Concentrate first and foremost on the writing, on telling a good story. Read omnivorously and write every day. Set daily work goals and log your output. Network, schmooze, join writers groups and genre organizations, make friends with fellow writers, compare notes. Writing is and always will be a lonely occupation (even at Starbucks), but thanks to the digital self-publishing revolution and the judicious use of social media, writers today can efficiently escape their isolation and enjoy the community of their peers like never before. Marketing? I’m getting to that. Most of what I’ve learned about book marketing has come from comparing notes with Twitter friends and e-migos.
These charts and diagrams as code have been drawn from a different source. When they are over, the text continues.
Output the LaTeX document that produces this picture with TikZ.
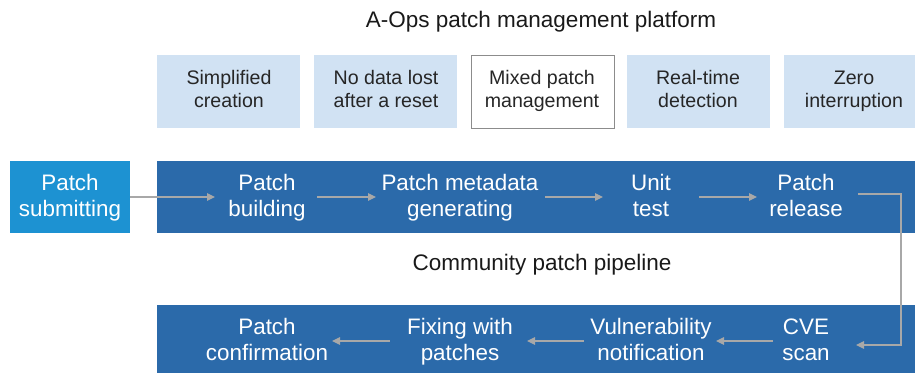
\documentclass[tikz,border=0pt]{standalone}
\usepackage{fontspec}
\setmainfont{Liberation Sans}
\usetikzlibrary{arrows.meta}
\definecolor{band}{HTML}{2B6AAA}
\definecolor{subm}{HTML}{1D92D2}
\definecolor{feat}{HTML}{D1E2F3}
\definecolor{conn}{HTML}{A8A8A8}
\begin{document}
\begin{tikzpicture}[x=1pt,y=-1pt,
  feature/.style={fill=feat,draw=none,minimum width=143pt,minimum height=73pt,inner sep=0pt},
  ftext/.style={align=center,inner sep=0pt,anchor=base,text=black!85,font=\fontsize{19.6}{23}\selectfont},
  stepbox/.style={align=center,inner sep=0pt,anchor=base,text=white,font=\fontsize{22.4}{26}\selectfont},
  flow/.style={draw=conn,line width=1.1pt,-{Triangle[length=8pt,width=7.5pt]}},
  title/.style={anchor=base,inner sep=0pt,font=\fontsize{22.5}{26}\selectfont,text=black!90}]
\useasboundingbox (0,0) rectangle (915,374);
\node[title] (t1) at (541,28) {A-Ops patch management platform};
\node[feature,anchor=north west] (f1) at (157,55) {};
\node[feature,anchor=north west] (f2) at (314,55) {};
\node[feature,anchor=north west,fill=white,draw=black!45,line width=0.8pt] (f3) at (471,55) {};
\node[feature,anchor=north west] (f4) at (627,55) {};
\node[feature,anchor=north west,minimum width=131pt] (f5) at (784,55) {};
\node[ftext] (ft1) at (229,108) {Simplified\\creation};
\node[ftext] (ft2) at (386,108) {No data lost\\after a reset};
\node[ftext] (ft3) at (542,108) {Mixed patch\\management};
\node[ftext] (ft4) at (698,108) {Real-time\\detection};
\node[ftext] (ft5) at (854,108) {Zero\\interruption};
% bands
\fill[band] (157,161) rectangle (915,233);
\fill[band] (157,305) rectangle (915,373);
\node[fill=subm,minimum width=120pt,minimum height=72pt,anchor=north west,inner sep=0pt] (sb) at (10,161) {};
\node[stepbox] (s0) at (70,216.5) {Patch\\submitting};
\node[stepbox] (s1) at (267,216.5) {Patch\\building};
\node[stepbox] (s2) at (460,216.5) {Patch metadata\\generating};
\node[stepbox] (s3) at (651,216.5) {Unit\\test};
\node[stepbox] (s4) at (806,216.5) {Patch\\release};
\node[title] (t2) at (542,270) {Community patch pipeline};
\node[stepbox] (b4) at (806,360.5) {CVE\\scan};
\node[stepbox] (b3) at (651,360.5) {Vulnerability\\notification};
\node[stepbox] (b2) at (460,360.5) {Fixing with\\patches};
\node[stepbox] (b1) at (267,360.5) {Patch\\confirmation};
\coordinate (c1) at (901,194);
\coordinate (c2) at (901,345);
\draw[flow] (sb.east |- 0,197) -- (215,197);
\draw[flow] (317,197) -- (376,197);
\draw[flow] (545,197) -- (603,197);
\draw[flow] (699,197) -- (757,197);
\draw[flow] (858,194) -- (c1) -- (c2) -- (856,345);
\draw[flow] (773,341) -- (716,341);
\draw[flow] (584,341) -- (527,341);
\draw[flow] (390,341) -- (332,341);
\end{tikzpicture}
\end{document}
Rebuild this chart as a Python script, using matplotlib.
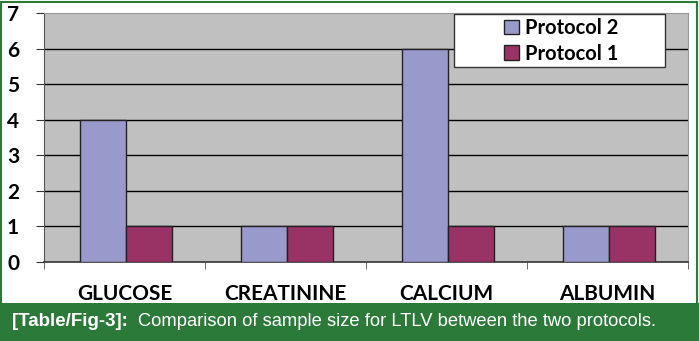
import numpy as np
import matplotlib.pyplot as plt
from matplotlib.patches import Rectangle, Patch

categories = ['GLUCOSE', 'CREATININE', 'CALCIUM', 'ALBUMIN']
protocol2 = [4, 1, 6, 1]
protocol1 = [1, 1, 1, 1]
yticks = [0, 1, 2, 3, 4, 5, 6, 7]

W, H = 699, 341
col_p2 = '#9999cc'
col_p1 = '#993366'
bg_gray = '#c0c0c0'
green = '#2c7a3a'

fig = plt.figure(figsize=(W / 100, H / 100), dpi=100)
fig.patch.set_facecolor('white')

# caption band + green frame
fig.patches.append(Rectangle((0, 0), 1, 38 / H, transform=fig.transFigure,
                             facecolor=green, edgecolor='none', zorder=0))
fig.patches.append(Rectangle((1 / W, 1 / H), 1 - 3 / W, 1 - 3 / H,
                             transform=fig.transFigure, facecolor='none',
                             edgecolor=green, lw=1.5, zorder=5))

ax = fig.add_axes([44 / W, (H - 262) / H, 644 / W, 249 / H])
ax.set_facecolor(bg_gray)

x = np.arange(len(categories))
bw = 0.285
ax.bar(x - bw / 2 + 0.01, protocol2, bw, color=col_p2, edgecolor='#222222',
       lw=1, zorder=3, label='Protocol 2')
ax.bar(x + bw / 2 + 0.01, protocol1, bw, color=col_p1, edgecolor='#222222',
       lw=1, zorder=3, label='Protocol 1')

ax.set_xlim(-0.5, len(categories) - 0.5)
ax.set_ylim(0, 7)
ax.set_yticks(yticks)
ax.set_yticklabels([str(v) for v in yticks], fontfamily='Lato',
                   fontweight='bold', fontsize=15)
for v in yticks[1:-1]:
    ax.axhline(v, color='black', lw=1, zorder=1)

ax.set_xticks(np.arange(len(categories) + 1) - 0.5, minor=True)
ax.set_xticks(x)
ax.set_xticklabels(categories, fontfamily='Lato', fontweight='bold', fontsize=15)
ax.tick_params(axis='x', which='major', length=0, pad=16)
ax.tick_params(axis='x', which='minor', length=5, color='#555555', direction='out')
ax.tick_params(axis='y', length=6, color='#333333', pad=12)

for s in ['top', 'right']:
    ax.spines[s].set_color('#999999')
ax.spines['left'].set_color('#555555')
ax.spines['bottom'].set_color('#333333')
ax.spines['bottom'].set_linewidth(1.2)

# legend box (white, wider than its entries like the original)
ax.add_patch(Rectangle((454 / W, (H - 67) / H), 211 / W, 53 / H,
                       transform=fig.transFigure, facecolor='white',
                       edgecolor='#333333', lw=1, zorder=8, clip_on=False))
handles = [Patch(facecolor=col_p2, edgecolor='#222222', label='Protocol 2'),
           Patch(facecolor=col_p1, edgecolor='#222222', label='Protocol 1')]
leg = ax.legend(handles=handles, loc='upper left',
                bbox_to_anchor=(502 / W, (H - 16) / H), bbox_transform=fig.transFigure,
                prop={'family': 'Lato', 'weight': 'bold', 'size': 14.5},
                frameon=False, handlelength=0.75, handleheight=0.75,
                handletextpad=0.3, labelspacing=0.28, borderpad=0.1,
                borderaxespad=0)
leg.set_zorder(10)

# caption
fig.text(12 / W, 20 / H, '[Table/Fig-3]:', color='white', fontweight='bold',
         fontsize=13.5, fontfamily='Liberation Sans', va='center', ha='left')
fig.text(138 / W, 20 / H, 'Comparison of sample size for LTLV between the two protocols.',
         color='white', fontsize=13.2, fontfamily='Liberation Sans',
         va='center', ha='left')

fig.savefig('out.png', dpi=100)
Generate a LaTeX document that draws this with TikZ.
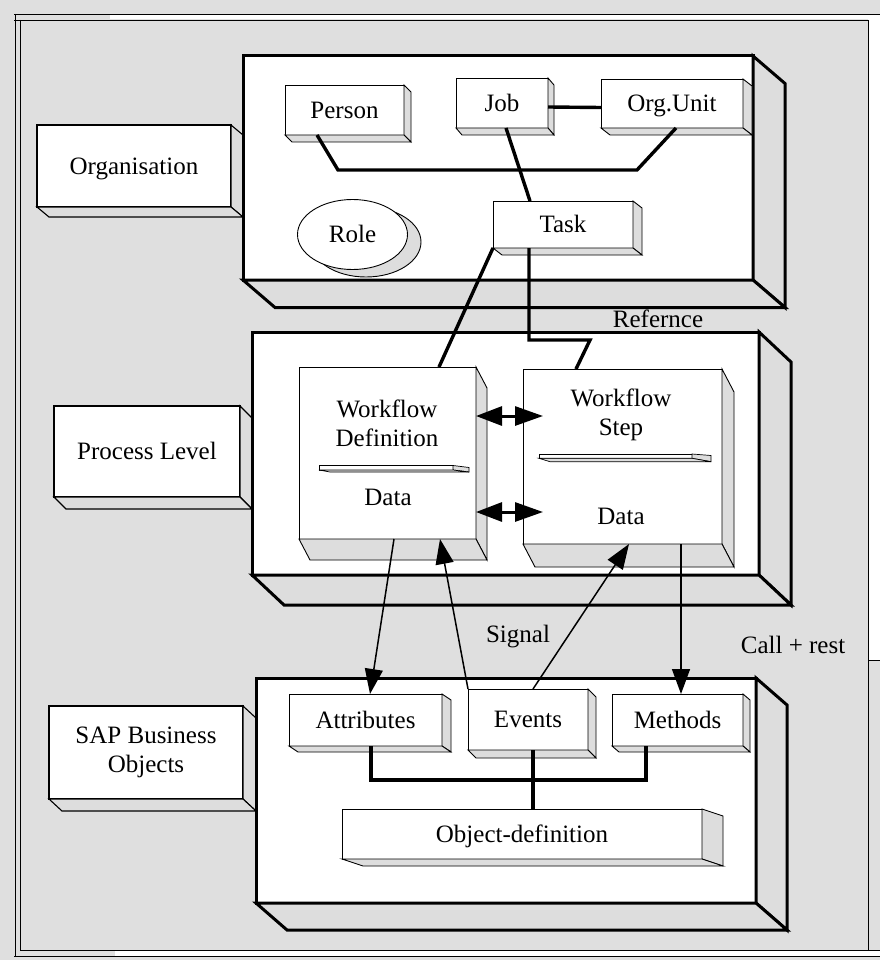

Example, spruce up your Amazon book page, especially the Book Description, which is the first thing a prospective buyer or an advertiser (like BookBub) sees. Check out how your favorite authors’ books are described. Rewrite and polish your own short description, which is like the “flap copy” on a printed book. If you need to, swallow your pride and get help. Writing copy that sells is a specialty, and one that I’m not particularly good at. Others are.

What are you currently working on?

Confession: This past year or so I’ve been spending all my time re-editing, republishing and marketing my out-of-print novels as ebooks, along with writing new self-published originals (like The Running Boy). I have a couple more oldies to refurbish, but I’m champing at the bit to start on a new blank-page project. One is a contemporary thriller with a plot so complex that I can’t remember it, and the other is set in the Balkans during the nightmarish years of ethnic cleansing. The plotting and research for the Balkan thriller are done, but I’m not sure I’m emotionally ready to submerge myself into this nightmare.

Do you have a preference for writing fiction or non-fiction?

Fiction, hands-down. Recently I waded through some of those boxloads of introspective essays from my younger years and thought, “What the hell was I thinking of?” I do enjoy writing blog posts, which for me are free-form, meandering essays on writing, sharing war stories and my opinions on good and bad writing. But I seem to have a congenital preference for make-believe over reality. Even in fiction, I’ve never followed the shopworn dictum, “Write what you know!”

How do you see the future of publishing?

It’s already here, and I love it! And I speak as a guy who has been well published at times, and wretchedly at others. In the U.S., I’ve been published by Harper Collins, Simon & Schuster/Pocket Books and Walker, by Heinemann in the UK, Mondadori in Italy and Hayakawa in Japan. But I rejoice that the self-anointed publishing gatekeepers have been toppled and the gates thrown open. Yes, there are big-time quality-control problems, but I trust ultimately in the marketplace. As from ancient times, readers can drop their coins in the hats of the bards who best capture their attention. It’s just that, thanks to the Internet, there are so wondrous many yarn-spinners out there now. But I welcome the wide-open competition.

Who is your favourite author?

I have to say the late John D. MacDonald, since I’ve worked my way through his canon of 70+ titles several times — and have gone to school on his descriptive techniques and tricks on every reading.

Which book has influenced you the most?

Impossible to pick one. Let me instead name some cherished authors: Moses (the one who wrote the Hebrew Bible). The Gospel writers and St. Paul. Charles Dickens. J.D. MacDonald. Rudyard Kipling. Frederick Forsyth (whom I reread endlessly, just as I do MacDonald). Robert Louis Stevenson. Of today’s genre writers, I’m utterly hooked on, and keenly jealous of, John Camp, who writes the Lucas Davenport and Virgil Flowers crime series under the name of John Sandford. Now, since this is such a guys-only club, let me finish by saying the greatest novel I ever read was Margaret Mitchell’s.

Tell us about your writing process?

Plotting is fun, but hard work, as are casting the roles and character building. Research is an adventure unto itself, sending me down labyrinthine passages for endless hours. But the actual writing requires an all-consuming commitment of resources, a combustible process that I postpone until I can no longer stand to do so. Once I launch, I try to write every day (as prescribed earlier in this interview), and to log at least 1,000 words a day. Since I’m a compulsive rewriter, those “first-drafted” thousand may have been whittled down from four or five times that many. I log each day’s output in a month-at-a-glance calendar, which means sloth or a day off entails writing a big fat guilt-inducing “0” in that day’s square.

What inspired your interest in thriller writing?

I’ve tried my hand at other genres, from mystery to sword and sorcery, sci-fi to romantic suspense (yes, even a would-be Harlequin), but I found myself always coming back to the thriller niche, whether in bookstores (remember those?) and libraries, and in my escapist imagination. Thrillers seem, now that I think about it, to be the essence of storytelling.

Can you summarise your basic philosophy in life?

Let me dodge that one a bit by instead quoting the epigraph to my novel, Duel of Assassins:

“The only tough part [in life] is the finding out what you’re good for.” —Owen Wister, The Virginian

I think that’s plenty deep enough, and true right down to bedrock.